Investment and Financial Markets

How to Write an Escalation Clause for Real Estate

Draft a robust real estate escalation clause. Understand the nuances of its composition and strategic use in competitive bidding situations.

In competitive real estate markets, securing a desired property often requires strategic approaches. An escalation clause offers a method for buyers to enhance their bid in a structured manner when faced with multiple competing offers. This clause provides a predefined mechanism for an offer to adjust automatically. It helps buyers position themselves favorably without immediately overcommitting financially.

Defining an Escalation Clause

An escalation clause is a provision within a real estate purchase offer that allows a buyer to automatically increase their bid if the seller receives higher competing offers. Its purpose is to ensure a buyer’s offer remains the highest, up to a specified financial limit. It is an automatic adjustment mechanism for competitive bidding. The clause outlines the conditions under which the initial offer price will be raised, responding directly to the financial landscape of other bids.

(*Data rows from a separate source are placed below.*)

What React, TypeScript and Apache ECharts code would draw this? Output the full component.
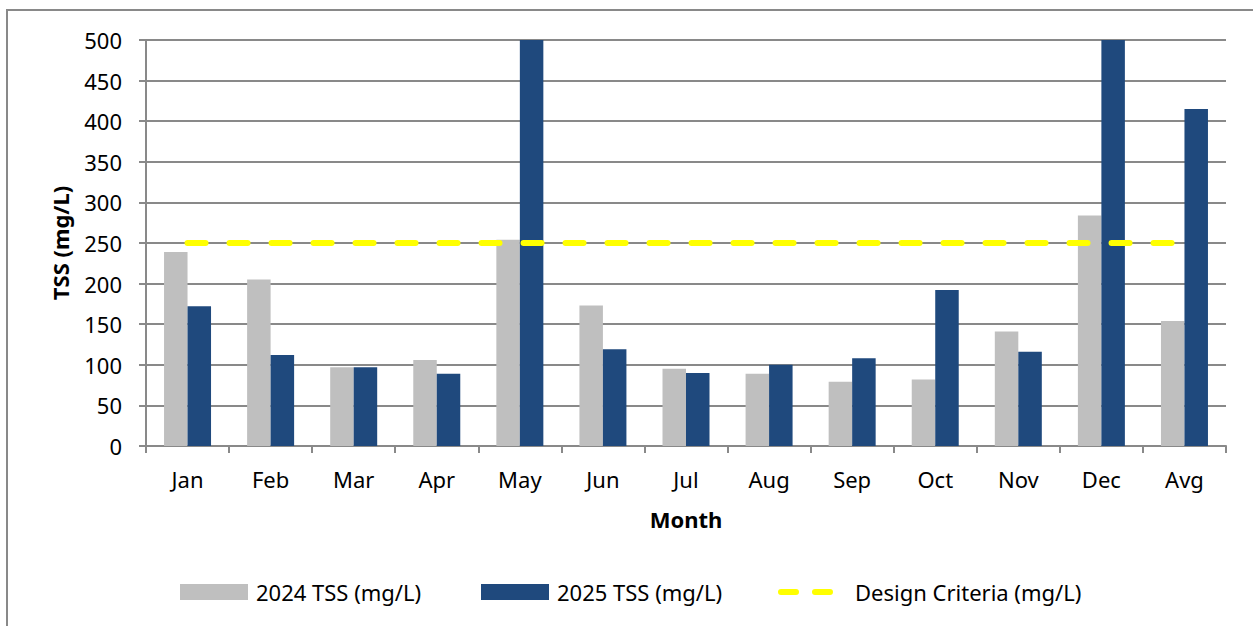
import React, { useEffect, useRef } from "react";
import * as echarts from "echarts";

const months = ["Jan", "Feb", "Mar", "Apr", "May", "Jun", "Jul", "Aug", "Sep", "Oct", "Nov", "Dec", "Avg"];
const tss2024 = [239, 205, 97, 106, 254, 173, 95, 89, 79, 82, 141, 284, 154];
// May and Dec 2025 exceed the 500 axis maximum (clipped in the reference); estimated so Avg ≈ 415
const tss2025 = [172, 112, 97, 89, 1850, 119, 90, 100, 108, 192, 116, 1935, 415];
const designCriteria = [250, 250, 250, 250, 250, 250, 250, 250, 250, 250, 250, 250, 250];
const yTicks = { min: 0, max: 500, interval: 50 };

const FONT = "Noto Sans";
const AXIS_COLOR = "#898989";
const DASH_ICON =
  "path://M3,0 H18 A3,3 0 0 1 18,6 H3 A3,3 0 0 1 3,0 Z M37,0 H52 A3,3 0 0 1 52,6 H37 A3,3 0 0 1 37,0 Z";

export default function App() {
  const ref = useRef<HTMLDivElement>(null);
  useEffect(() => {
    if (!ref.current) return;
    const chart = echarts.init(ref.current, null, { renderer: "svg" });
    const legendText = { fontFamily: FONT, fontSize: 22, color: "#000", padding: [0, 0, 0, 3] };
    chart.setOption({
      animation: false,
      backgroundColor: "#fff",
      textStyle: { fontFamily: FONT },
      graphic: [
        {
          type: "rect",
          shape: { x: 7, y: 10, width: 1300, height: 700 },
          style: { fill: "none", stroke: AXIS_COLOR, lineWidth: 2 },
          silent: true,
          z: -10,
        },
      ],
      grid: { left: 146, right: 27, top: 40, bottom: 180, containLabel: false },
      legend: [
        {
          data: ["2024 TSS (mg/L)"],
          left: 180,
          top: 581,
          padding: 0,
          icon: "rect",
          itemWidth: 68,
          itemHeight: 16,
          textStyle: legendText,
        },
        {
          data: ["2025 TSS (mg/L)"],
          left: 481,
          top: 581,
          padding: 0,
          icon: "rect",
          itemWidth: 68,
          itemHeight: 16,
          textStyle: legendText,
        },
        {
          data: ["Design Criteria (mg/L)"],
          left: 778,
          top: 581,
          padding: 0,
          icon: DASH_ICON,
          itemWidth: 55,
          itemHeight: 6,
          itemStyle: { color: "#ffff00" },
          textStyle: { ...legendText, padding: [0, 0, 0, 17] },
        },
      ],
      xAxis: {
        type: "category",
        data: months,
        name: "Month",
        nameLocation: "middle",
        nameGap: 62,
        nameTextStyle: { fontFamily: FONT, fontSize: 22, fontWeight: "bold", color: "#000" },
        axisLine: { show: true, lineStyle: { color: AXIS_COLOR, width: 2 } },
        axisTick: { show: true, length: 7, lineStyle: { color: AXIS_COLOR, width: 2 } },
        axisLabel: { margin: 22, fontFamily: FONT, fontSize: 22, color: "#000" },
        splitLine: { show: false },
      },
      yAxis: {
        type: "value",
        min: yTicks.min,
        max: yTicks.max,
        interval: yTicks.interval,
        name: "TSS (mg/L)",
        nameLocation: "middle",
        nameGap: 75,
        nameTextStyle: { fontFamily: FONT, fontSize: 22, fontWeight: "bold", color: "#000" },
        axisLine: { show: true, lineStyle: { color: AXIS_COLOR, width: 2 } },
        axisTick: { show: true, length: 7, lineStyle: { color: AXIS_COLOR, width: 2 } },
        axisLabel: { margin: 24, fontFamily: FONT, fontSize: 22, color: "#000" },
        splitLine: { show: true, lineStyle: { color: AXIS_COLOR, width: 2 } },
      },
      series: [
        {
          name: "2024 TSS (mg/L)",
          type: "bar",
          data: tss2024,
          barWidth: 23.5,
          barGap: "0%",
          itemStyle: { color: "#bfbfbf" },
          clip: true,
        },
        {
          name: "2025 TSS (mg/L)",
          type: "bar",
          data: tss2025,
          barWidth: 23.5,
          barGap: "0%",
          itemStyle: { color: "#1f497d" },
          clip: true,
        },
        {
          name: "Design Criteria (mg/L)",
          type: "line",
          data: designCriteria,
          symbol: "none",
          showSymbol: false,
          z: 5,
          itemStyle: { color: "#ffff00" },
          lineStyle: { color: "#ffff00", width: 6, type: [18, 24], cap: "round" },
        },
      ],
    });
    return () => chart.dispose();
  }, []);
  return (
    <div
      ref={ref}
      style={{ position: "absolute", left: 0, top: 0, width: 1253, height: 626 }}
    />
  );
}
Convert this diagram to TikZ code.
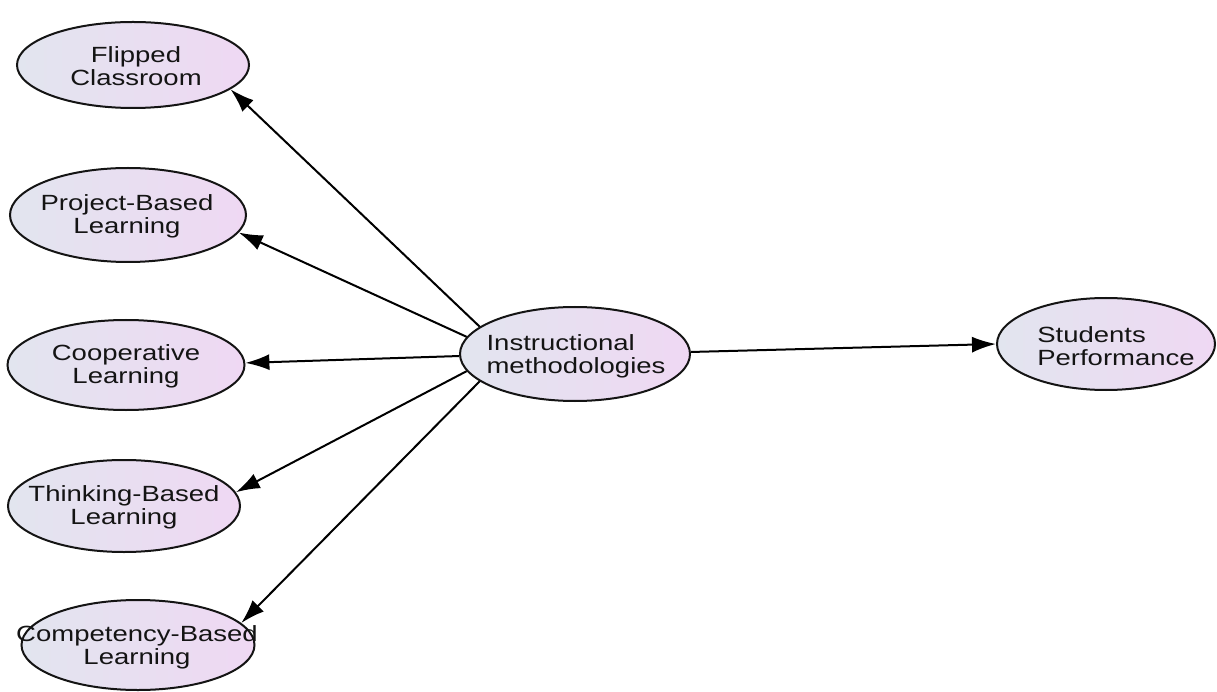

Essential Elements of an Escalation Clause

An escalation clause requires several key components. The initial offer price sets the baseline for the buyer’s bid, representing the amount they are willing to pay if no higher competing offers emerge. This figure forms the starting point of the financial commitment.

Following the initial offer, the escalation increment defines the specific amount by which the buyer’s offer will increase above a bona fide competing offer. This increment is typically a fixed dollar amount, such as $1,000 or $2,000, and directly impacts how much higher the buyer is willing to go.

A crucial aspect is the maximum offer price, or “cap,” which represents the absolute highest amount the buyer is willing to pay for the property. Setting this financial limit is important, as it prevents overpaying and aligns the offer with the buyer’s budget and pre-approved financing capacity.

The clause also commonly includes a requirement for proof of a bona fide offer, mandating that the seller provide verifiable evidence of a higher competing bid. This ensures transparency and validates the need for the escalation to trigger. Such proof often involves a redacted copy of the competing offer, protecting sensitive information while confirming its legitimacy.

Finally, the escalation clause operates within the broader context of the overall purchase agreement, which includes standard contingencies like financing, appraisal, and inspection. These other terms ensure the financial and physical viability of the transaction, providing safeguards for the buyer’s investment.

Constructing an Escalation Clause

Drafting an escalation clause involves precise language to articulate the buyer’s intentions and financial parameters within the purchase agreement. This clause typically appears as an addendum to the main offer document or as a specific paragraph within the offer itself. The wording must unambiguously state the initial offer, the incremental increase, and the ultimate financial ceiling.

For instance, a clause might state: “Buyer offers to purchase the property for [Initial Offer Price]. In the event Seller receives another bona fide offer (an ‘Other Offer’) that is higher than Buyer’s offer, Buyer agrees to increase the purchase price by [Escalation Increment, e.g., $1,500] above the price of such Other Offer.” This phrasing directly links the buyer’s willingness to pay more to the existence of a verifiable higher bid.

It continues by establishing the maximum financial commitment: “Notwithstanding the foregoing, the purchase price shall not exceed [Maximum Offer Price, or Cap]. This maximum price represents the absolute financial limit Buyer is willing to pay.”

To ensure transparency and prevent manipulation, the clause should also stipulate the requirement for proof: “Seller agrees to provide Buyer with a copy of any Other Offer, redacted to remove any personally identifiable information of the other offeror, as verification prior to any price escalation.” Clarity in these statements is paramount to avoid any misinterpretation or disputes during the negotiation process, protecting the buyer’s financial interests and contractual obligations.

Factors Affecting Clause Application

The utility of an escalation clause is closely tied to specific market conditions and seller preferences. This type of clause is particularly relevant in a seller’s market, characterized by low inventory and high buyer demand, which frequently leads to multiple offers and bidding wars. In such environments, an escalation clause can provide a buyer with a competitive edge by automatically adjusting their offer to surpass rival bids.

While beneficial for buyers in competitive scenarios, the acceptance of an escalation clause by a seller is not guaranteed. Some sellers or their agents may prefer straightforward offers without the complexities of an escalating bid, or they might prefer a traditional bidding war where the highest and best offer is submitted outright. The effectiveness of the clause thus depends on the seller’s willingness to engage with this particular offer structure.

Buyers considering an escalation clause should also understand its interaction with other standard contract contingencies. For example, if an escalated offer exceeds the property’s appraised value, the buyer may need to cover the appraisal gap in cash, unless an appraisal contingency provides an alternative. It is always advisable for buyers to consult with a qualified real estate agent or legal professional to understand local practices and ensure the clause is properly drafted to align with their financial capacity and the specific market dynamics.